The Sony BMG v. Tenenbaum case is arguably the most high profile file-sharing case in the news today for a number of reasons. First, the defendant, Tenenbaum, is being represented by a famous Harvard Law professor by the name of Charles Neeson. The fact that Neeson was attracted to this case speaks volumes of the potential change to be made in how copyright law runs in the modern world today. Second, this case shows to the common people the true motive of the RIAA. They are trying to make an example out of Tenenbaum, who downloaded seven songs, in order to intimidate everyone from sharing files on their computer. He is a small fish in a big pond to them, and they think that they can use the intimidation tactic of suing him for an exorbitant amount of money all the while instilling fear in those who are thinking of sharing files.

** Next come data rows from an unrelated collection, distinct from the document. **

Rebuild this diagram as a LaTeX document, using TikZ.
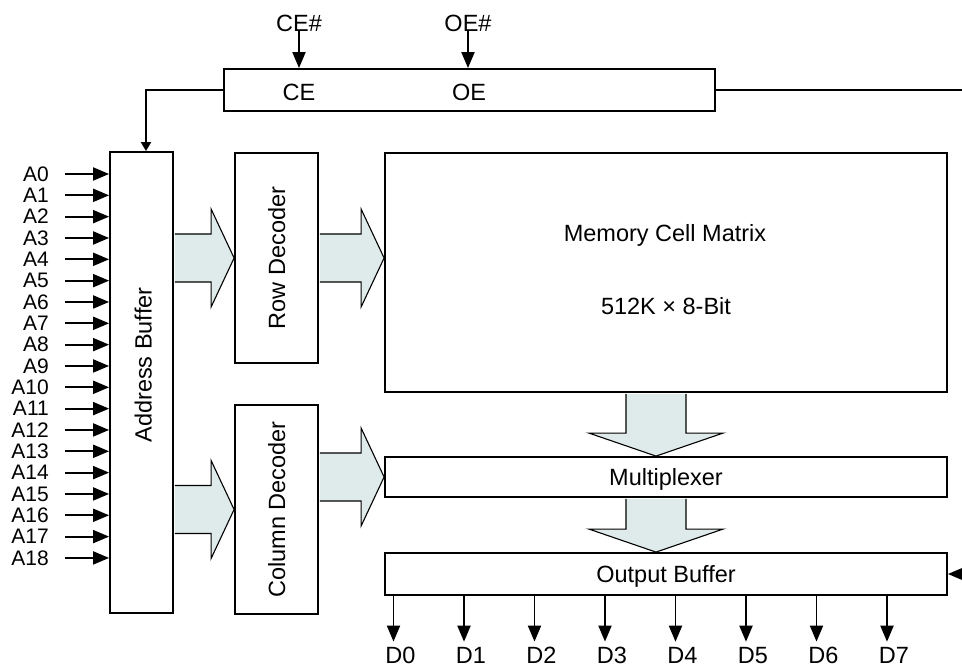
\documentclass[tikz,border=0pt]{standalone}
\usepackage{fontspec}
\setmainfont{Liberation Sans}
\usetikzlibrary{calc,arrows.meta}

\definecolor{arrowfill}{RGB}{222,235,234}
\tikzset{
	box/.style={draw, line width=1.8pt, inner sep=0pt, text depth=0pt, font=\fontsize{23.5}{27}\selectfont},
	txt/.style={inner sep=0pt, text depth=0pt, font=\fontsize{23.5}{27}\selectfont},
	pinlbl/.style={inner sep=0pt, text depth=0pt, font=\fontsize{21}{24}\selectfont},
	pin/.style={line width=1.9pt, -{Triangle[length=16pt,width=13pt]}},
	fatarrow/.style={fill=arrowfill, draw, line width=1.1pt, line join=miter},
}

% 粗箭头：向右 / 向下
\newcommand{\fatright}[2]{%
	\filldraw[fatarrow] let \p1=(#1), \p2=(#2) in
		(\x1+0.9pt,\y2+24pt) -- (\x2-23pt,\y2+24pt) -- (\x2-23pt,\y2+49pt) -- (\x2,\y2)
		-- (\x2-23pt,\y2-49pt) -- (\x2-23pt,\y2-24pt) -- (\x1+0.9pt,\y2-24pt);}
\newcommand{\fatdown}[2]{%
	\filldraw[fatarrow] let \p1=(#1), \p2=(#2) in
		(\x2-30pt,\y1-0.9pt) -- (\x2-30pt,\y2+23pt) -- (\x2-67pt,\y2+23pt) -- (\x2,\y2)
		-- (\x2+67pt,\y2+23pt) -- (\x2+30pt,\y2+23pt) -- (\x2+30pt,\y1-0.9pt);}

\begin{document}
\begin{tikzpicture}[x=1pt, y=-1pt]
	\useasboundingbox (0,0) rectangle (962,668);
	
	% 控制逻辑
	\node[box, minimum width=491pt, minimum height=42pt] (ctrl) at (469.5,90) {};
	\node[txt] (ceTxt) at (299,92.5) {CE};
	\node[txt] (oeTxt) at (469,92.5) {OE};
	\node[txt] (ceIn) at (299,23) {CE\#};
	\node[txt] (oeIn) at (468,23) {OE\#};
	\draw[pin] (ceIn) -- (ceIn |- ctrl.north);
	\draw[pin] (oeIn) -- (oeIn |- ctrl.north);
	\coordinate (ctrlOut) at (962,90);
	\draw[line width=1.9pt] (ctrl.east) -- (ctrlOut);
	
	% 地址缓冲与译码器
	\node[box, minimum width=63pt, minimum height=461pt] (ab) at (141.5,382.5) {};
	\node[txt, rotate=90] (abTxt) at (143,365) {Address Buffer};
	\node[box, minimum width=83pt, minimum height=210pt,
		label={[txt, rotate=90]center:Row Decoder}] (rd) at (276.5,258) {};
	\node[box, minimum width=83pt, minimum height=209pt,
		label={[txt, rotate=90]center:Column Decoder}] (cd) at (276.5,509.5) {};
	\draw[line width=1.9pt, -{Triangle[length=9pt,width=10pt]}] (ctrl.west) -| ($(ab.north)+(4.5,0)$);
	
	% 存储阵列、多路选择器、输出缓冲
	\node[box, minimum width=562pt, minimum height=239pt] (mem) at (666,272.5) {};
	\node[txt] (memTxt) at (665,232.5) {Memory Cell Matrix};
	\node[txt] (sizeTxt) at (666,305.5) {512K × 8-Bit};
	\node[box, minimum width=562pt, minimum height=40pt] (mux) at (666,477) {Multiplexer};
	\node[box, minimum width=562pt, minimum height=42pt] (ob) at (666,574) {Output Buffer};
	\coordinate (obIn) at (962,574);
	\draw[pin] (obIn) -- (ob.east);
	
	% 粗箭头
	\fatright{ab.east |- rd.west}{rd.west}
	\fatright{rd.east}{mem.west |- rd.east}
	\fatright{ab.east |- cd.west}{cd.west}
	\fatright{cd.east |- mux.west}{mux.west}
	\fatdown{$(mem.south)+(-10,0)$}{$(mux.north)+(-10,0)$}
	\fatdown{$(mux.south)+(-10,0)$}{$(ob.north)+(-10,0)$}
	
	% 地址线 A0--A18
	\foreach \i in {0,...,18} {
		\node[pinlbl, anchor=east] (a\i) at (49,{174+21.33*\i}) {A\i};
		\draw[pin, shorten <=16pt] (a\i) -- (a\i -| ab.west);
	}
	
	% 数据线 D0--D7
	\foreach \i in {0,...,7} {
		\node[txt] (d\i) at ({400.5+70.5*\i},655) {D\i};
		\coordinate (dt\i) at ($(d\i.north)+(-7,-5)$);
		\draw[pin] (ob.south -| dt\i) -- (dt\i);
	}
\end{tikzpicture}
\end{document}
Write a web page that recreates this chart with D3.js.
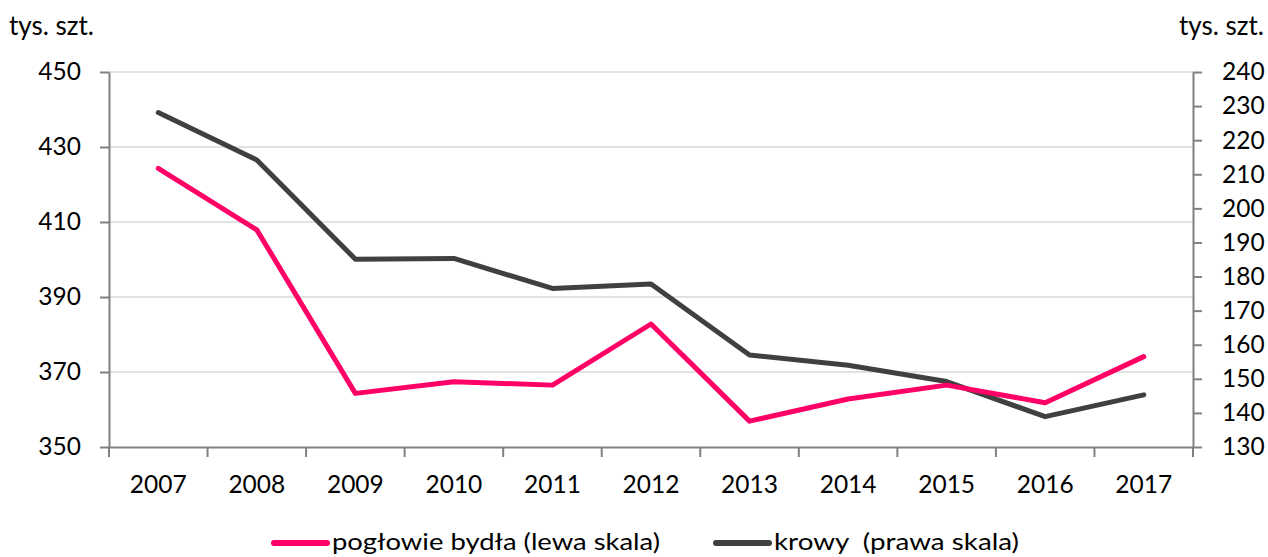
<!DOCTYPE html>
<html>
<head>
<meta charset="utf-8">
<script src="https://cdn.jsdelivr.net/npm/d3@7"></script>
<style>
  body { margin: 0; background: #fff; }
  text { font-family: Lato, "Open Sans", sans-serif; fill: #000; }
</style>
</head>
<body>
<div id="chart"></div>
<script>
var years   = ["2007","2008","2009","2010","2011","2012","2013","2014","2015","2016","2017"];
var bydlo   = [424.3, 407.9, 364.3, 367.4, 366.5, 382.8, 356.9, 362.8, 366.5, 361.8, 374.1];
var krowy   = [228.1, 214.2, 185.1, 185.3, 176.5, 177.8, 157.0, 154.0, 149.2, 138.9, 145.3];
var leftTicks  = [350, 370, 390, 410, 430, 450];
var rightTicks = [130, 140, 150, 160, 170, 180, 190, 200, 210, 220, 230, 240];
var unitLabel = "tys. szt.";
var legendNames = ["pogłowie bydła (lewa skala)", "krowy  (prawa skala)"];

var W = 1268, H = 557;
var margin = {top: 72, right: 75, bottom: 110, left: 109};
var width  = W - margin.left - margin.right;
var height = H - margin.top - margin.bottom;

var x  = d3.scaleBand().domain(years).range([0, width]);
var yL = d3.scaleLinear().domain([350, 450]).range([height, 0]);
var yR = d3.scaleLinear().domain([130, 240]).range([height, 0]);

var svg = d3.select("#chart").append("svg").attr("width", W).attr("height", H);
var g = svg.append("g").attr("transform", "translate(" + margin.left + "," + margin.top + ")");

// grid
g.append("g").selectAll("line").data(leftTicks.slice(1)).enter().append("line")
  .attr("x1", 0).attr("x2", width)
  .attr("y1", function(d) { return yL(d); }).attr("y2", function(d) { return yL(d); })
  .attr("stroke", "#d9d9d9").attr("stroke-width", 1.5);

var axisColor = "#808080";
var tickFont = 24.5;

var axL = d3.axisLeft(yL).tickValues(leftTicks).tickSizeInner(9).tickSizeOuter(0).tickPadding(19);
var gl = g.append("g").call(axL);

var axR = d3.axisRight(yR).tickValues(rightTicks).tickSizeInner(9).tickSizeOuter(0).tickPadding(20);
var gr = g.append("g").attr("transform", "translate(" + width + ",0)").call(axR);

var axX = d3.axisBottom(x).tickSize(0).tickPadding(29);
var gx = g.append("g").attr("transform", "translate(0," + height + ")").call(axX);
// tick marks at band edges
gx.selectAll(".edge").data(years.concat(["end"])).enter().append("line")
  .attr("class", "edge")
  .attr("x1", function(d, i) { return i * x.step(); }).attr("x2", function(d, i) { return i * x.step(); })
  .attr("y1", 0).attr("y2", 10);

[gl, gr, gx].forEach(function(a) {
  a.attr("font-size", tickFont).attr("font-family", null);
  a.selectAll("path.domain").attr("stroke", axisColor).attr("stroke-width", 2);
  a.selectAll("line").attr("stroke", axisColor).attr("stroke-width", 2);
});

var cx = function(d, i) { return x(years[i]) + x.bandwidth() / 2; };

var lineL = d3.line().x(cx).y(function(d) { return yL(d); });
var lineR = d3.line().x(cx).y(function(d) { return yR(d); });

g.append("path").datum(krowy).attr("d", lineR)
  .attr("fill", "none").attr("stroke", "#404040").attr("stroke-width", 5)
  .attr("stroke-linejoin", "round").attr("stroke-linecap", "round");
g.append("path").datum(bydlo).attr("d", lineL)
  .attr("fill", "none").attr("stroke", "#ff0066").attr("stroke-width", 5)
  .attr("stroke-linejoin", "round").attr("stroke-linecap", "round");

// unit labels
svg.append("text").attr("x", 9).attr("y", 35).attr("font-size", 26).text(unitLabel);
svg.append("text").attr("x", 1264).attr("y", 35).attr("font-size", 26)
  .attr("text-anchor", "end").text(unitLabel);

// legend
var legend = [
  {name: legendNames[0], color: "#ff0066", x: 274, w: 328},
  {name: legendNames[1], color: "#404040", x: 716, w: 245}
];
var lg = svg.append("g").selectAll("g").data(legend).enter().append("g")
  .attr("transform", function(d) { return "translate(" + d.x + ",543)"; });
lg.append("line").attr("x1", 0).attr("x2", 53).attr("y1", 0).attr("y2", 0)
  .attr("stroke", function(d) { return d.color; }).attr("stroke-width", 6)
  .attr("stroke-linecap", "round");
lg.append("text").attr("x", 58).attr("y", 7).attr("font-size", 24)
  .attr("textLength", function(d) { return d.w; }).attr("lengthAdjust", "spacingAndGlyphs")
  .style("white-space", "pre").text(function(d) { return d.name; });
</script>
</body>
</html>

This leads to the reason why I am choosing to use this case as a source: Tenenbaum is not trying to win his case just so the RIAA can pay legal fees that incurred, rather he wants to tackle the organization's legal strategy at its core. He is trying to prove the unconstitutionality of their litigation tactics in order to severely limit their power and effectively hit them where it hurts. Someone is finally accusing them of abusing the law and constitutional rights, and has the legal team to back him as well. There is a major difference between reading court cases and reading the obvious abuse by the RIAA in them, and actually being proactive and trying to defend yourself and others. The people have had enough with the RIAA and their monopoly over copyright law in regards to file-sharing and the music industry and the measures they take to restrict the flow of information that copyright is supposed to encourage. People are not supposed to be so scared of the RIAA that they will not use the computer or send files ever again for fear of punishment. The modern world we live in is changing largely into a digital world, and the RIAA is trying to stop us from moving forward by squashing our hunger for new information with their unconstitutional strategies.
This source is a blog written by one of Prof. Neeson's students in his CyberOne class, who are also helping out Tenenbaum in his legal battle. This source also provides links to the portions of the court case documents themselves which could potentially be very helpful in my paper if I need to locate something specific in the case.